Give the number of lines below that contain "matplotlib", with no other output.

- **Data**:
↓

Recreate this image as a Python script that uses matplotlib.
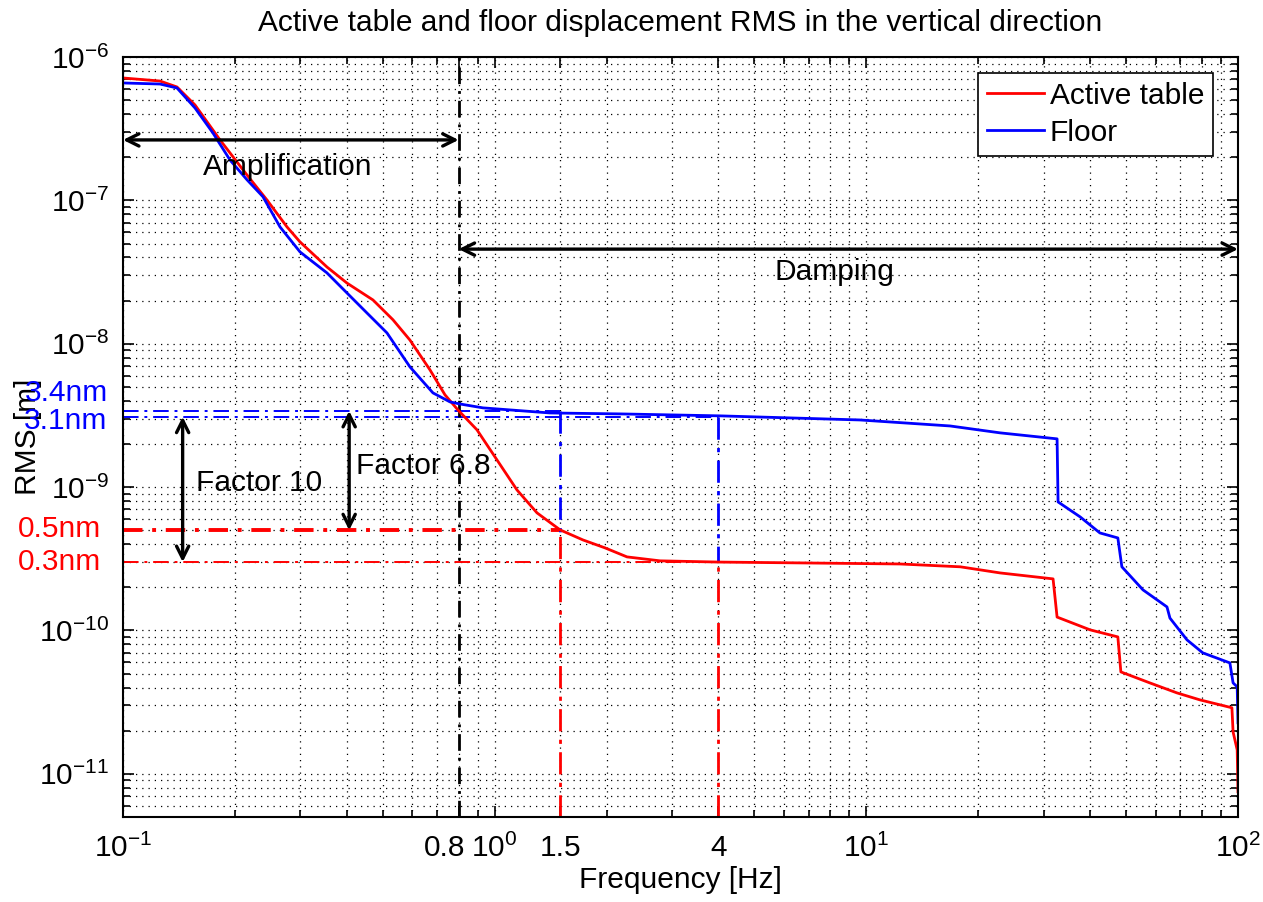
import matplotlib
matplotlib.use("Agg")
import matplotlib.pyplot as plt
import matplotlib.transforms as mtransforms
from matplotlib.ticker import FixedLocator, FixedFormatter, LogLocator, NullFormatter

plt.rcParams['font.family'] = ['Liberation Sans', 'DejaVu Sans']
plt.rcParams['axes.unicode_minus'] = False
plt.rcParams['mathtext.fontset'] = 'custom'
plt.rcParams['mathtext.rm'] = 'Liberation Sans'
plt.rcParams['mathtext.it'] = 'Liberation Sans:italic'

# RMS curves
freq_table = [0.1, 0.1257, 0.1397, 0.1562, 0.1824, 0.2157, 0.244, 0.2762, 0.2994, 0.3538,
              0.4005, 0.4705, 0.5325, 0.5917, 0.6698, 0.7351, 0.7967, 0.896, 1.014, 1.148,
              1.30, 1.50, 1.728, 1.98, 2.27, 2.785, 4.0, 6.63, 12.3, 17.9,
              22.9, 31.8, 32.6, 40.0, 47.5, 48.4, 57.9, 68.5, 79.0, 96.3,
              97.0, 99.5, 100.0]
rms_table = [7.14e-7, 6.80e-7, 6.18e-7, 4.63e-7, 2.64e-7, 1.50e-7, 1.006e-7, 6.53e-8, 5.13e-8, 3.43e-8,
             2.65e-8, 2.02e-8, 1.47e-8, 1.06e-8, 6.57e-9, 4.40e-9, 3.45e-9, 2.51e-9, 1.55e-9, 9.56e-10,
             6.61e-10, 5.03e-10, 4.28e-10, 3.77e-10, 3.26e-10, 3.06e-10, 3.0e-10, 2.96e-10, 2.91e-10, 2.78e-10,
             2.52e-10, 2.29e-10, 1.24e-10, 1.01e-10, 9.02e-11, 5.14e-11, 4.31e-11, 3.67e-11, 3.28e-11, 2.89e-11,
             1.96e-11, 1.47e-11, 7.5e-12]

freq_floor = [0.1, 0.1257, 0.1397, 0.1562, 0.1746, 0.1941, 0.2157, 0.238, 0.2645, 0.2994,
              0.3538, 0.4005, 0.4532, 0.5131, 0.5917, 0.6823, 0.7581, 0.8066, 0.9301, 1.409,
              2.174, 4.04, 9.61, 16.8, 22.9, 32.6, 32.8, 37.6, 42.5, 47.5,
              48.7, 55.5, 64.4, 65.6, 72.9, 80.4, 95.1, 97.0, 99.5, 100.0]
rms_floor = [6.59e-7, 6.48e-7, 6.08e-7, 4.41e-7, 2.95e-7, 1.91e-7, 1.39e-7, 1.06e-7, 6.53e-8, 4.37e-8,
             3.12e-8, 2.26e-8, 1.64e-8, 1.19e-8, 6.89e-9, 4.54e-9, 3.93e-9, 3.80e-9, 3.57e-9, 3.29e-9,
             3.24e-9, 3.14e-9, 2.94e-9, 2.67e-9, 2.39e-9, 2.17e-9, 7.88e-10, 6.20e-10, 4.79e-10, 4.42e-10,
             2.78e-10, 1.92e-10, 1.46e-10, 1.22e-10, 8.60e-11, 6.98e-11, 5.94e-11, 4.31e-11, 4.04e-11, 2.27e-11]

xtick_values = [0.1, 0.8, 1, 1.5, 4, 10, 100]
xtick_labels = ['$10^{-1}$', '0.8', '$10^{0}$', '1.5', '4', '$10^{1}$', '$10^{2}$']
ytick_values = [1e-11, 1e-10, 1e-9, 1e-8, 1e-7, 1e-6]

# marked levels (m) and frequencies (Hz)
blue_levels = [3.4e-9, 3.1e-9]
red_levels = [0.5e-9, 0.3e-9]
mark_freqs = [1.5, 4]
f_cross = 0.8
f_min, f_max = 0.1, 100

FS = 21.5

fig = plt.figure(figsize=(12.63, 9.02), dpi=100)
ax = fig.add_axes([123 / 1263, 85 / 902, 1115 / 1263, 760 / 902])

ax.set_xscale('log')
ax.set_yscale('log')
ax.set_xlim(f_min, f_max)
ax.set_ylim(5e-12, 1e-6)

# dash-dot reference lines
dd = (0, (8, 3, 1.5, 3))
ax.plot([f_min, mark_freqs[0]], [red_levels[0]] * 2, color='red', lw=2.8, ls=(0, (5, 2.5, 1, 2.5)))
ax.plot([f_min, mark_freqs[1]], [red_levels[1]] * 2, color='red', lw=1.4, ls=dd)
ax.plot([mark_freqs[0]] * 2, [5e-12, red_levels[0]], color='red', lw=2, ls=dd)
ax.plot([mark_freqs[1]] * 2, [5e-12, red_levels[1]], color='red', lw=2, ls=dd)
ax.plot([f_min, mark_freqs[0]], [blue_levels[0]] * 2, color='blue', lw=1.4, ls=dd)
ax.plot([f_min, mark_freqs[1]], [blue_levels[1]] * 2, color='blue', lw=1.4, ls=dd)
ax.plot([mark_freqs[0]] * 2, [blue_levels[0], 0.45e-9], color='blue', lw=2, ls=dd)
ax.plot([mark_freqs[1]] * 2, [blue_levels[1], red_levels[1]], color='blue', lw=2, ls=dd)
ax.plot([f_cross] * 2, [5e-12, 1e-6], color='black', lw=2, ls=(0, (6, 2.5, 1, 2.5)))

ax.plot(freq_table, rms_table, color='red', lw=2, label='Active table')
ax.plot(freq_floor, rms_floor, color='blue', lw=2, label='Floor')

# ticks and grid
ax.xaxis.set_major_locator(FixedLocator(xtick_values))
ax.xaxis.set_major_formatter(FixedFormatter(xtick_labels))
ax.xaxis.set_minor_locator(LogLocator(base=10, subs=range(2, 10), numticks=20))
ax.xaxis.set_minor_formatter(NullFormatter())
ax.yaxis.set_major_locator(FixedLocator(ytick_values))
ax.yaxis.set_minor_locator(LogLocator(base=10, subs=range(2, 10), numticks=20))
ax.yaxis.set_minor_formatter(NullFormatter())
ax.tick_params(which='both', direction='in', top=True, right=True, width=1.2, labelsize=FS)
ax.tick_params(which='major', length=8)
ax.tick_params(which='minor', length=5)
ax.tick_params(axis='x', pad=12)
ax.tick_params(axis='y', pad=10)
ax.grid(True, which='both', color='black', lw=0.9, ls=(0, (1, 4)))
for s in ax.spines.values():
    s.set_linewidth(1.5)

# shift the 0.8 label a little to the left, as in the original
lab08 = ax.get_xticklabels()[1]
lab08.set_transform(lab08.get_transform() + mtransforms.ScaledTranslation(-14 / 100, 0, fig.dpi_scale_trans))

# coloured level labels on the left
lvl_trans = mtransforms.blended_transform_factory(ax.transAxes, ax.transData)
for val, txt, dy in zip(blue_levels + red_levels, ['3.4nm', '3.1nm', '0.5nm', '0.3nm'], [13, -3, 1, 0]):
    c = 'blue' if val in blue_levels else 'red'
    ax.annotate(txt, xy=(0, val), xycoords=lvl_trans, xytext=(-11 if c == 'blue' else -16, dy),
                textcoords='offset points', ha='right', va='center', color=c, fontsize=FS)

# arrows
arr = dict(arrowstyle='<->', color='black', lw=2.4, mutation_scale=22, shrinkA=0, shrinkB=0)
ax.annotate('', xy=(f_min, 2.64e-7), xytext=(f_cross, 2.64e-7), arrowprops=arr)
ax.annotate('', xy=(f_cross, 4.57e-8), xytext=(f_max, 4.57e-8), arrowprops=arr)
ax.annotate('', xy=(0.1447, blue_levels[1]), xytext=(0.1447, red_levels[1]), arrowprops=arr)
ax.annotate('', xy=(0.406, blue_levels[0]), xytext=(0.406, red_levels[0]), arrowprops=arr)

ax.text(0.278, 1.71e-7, 'Amplification', fontsize=FS, ha='center', va='center')
ax.text(8.23, 3.17e-8, 'Damping', fontsize=FS, ha='center', va='center')
ax.text(0.232, 1.07e-9, 'Factor 10', fontsize=FS, ha='center', va='center')
ax.text(0.6415, 1.405e-9, 'Factor 6.8', fontsize=FS, ha='center', va='center')

ax.set_title('Active table and floor displacement RMS in the vertical direction', fontsize=21.5, pad=19)
ax.set_xlabel('Frequency [Hz]', fontsize=FS, labelpad=2)
ax.set_ylabel('RMS [m]', fontsize=FS)
ax.yaxis.set_label_coords(-0.0726, 0.5)

leg = ax.legend(loc='upper right', bbox_to_anchor=(0.9776, 0.979), fontsize=FS, fancybox=False,
                edgecolor='black', framealpha=1, borderaxespad=0, handlelength=1.9, borderpad=0.3,
                labelspacing=0.3, handletextpad=0.2)
leg.get_frame().set_linewidth(1.2)

fig.savefig('out.png', dpi=100)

↑

- **Answer**: 6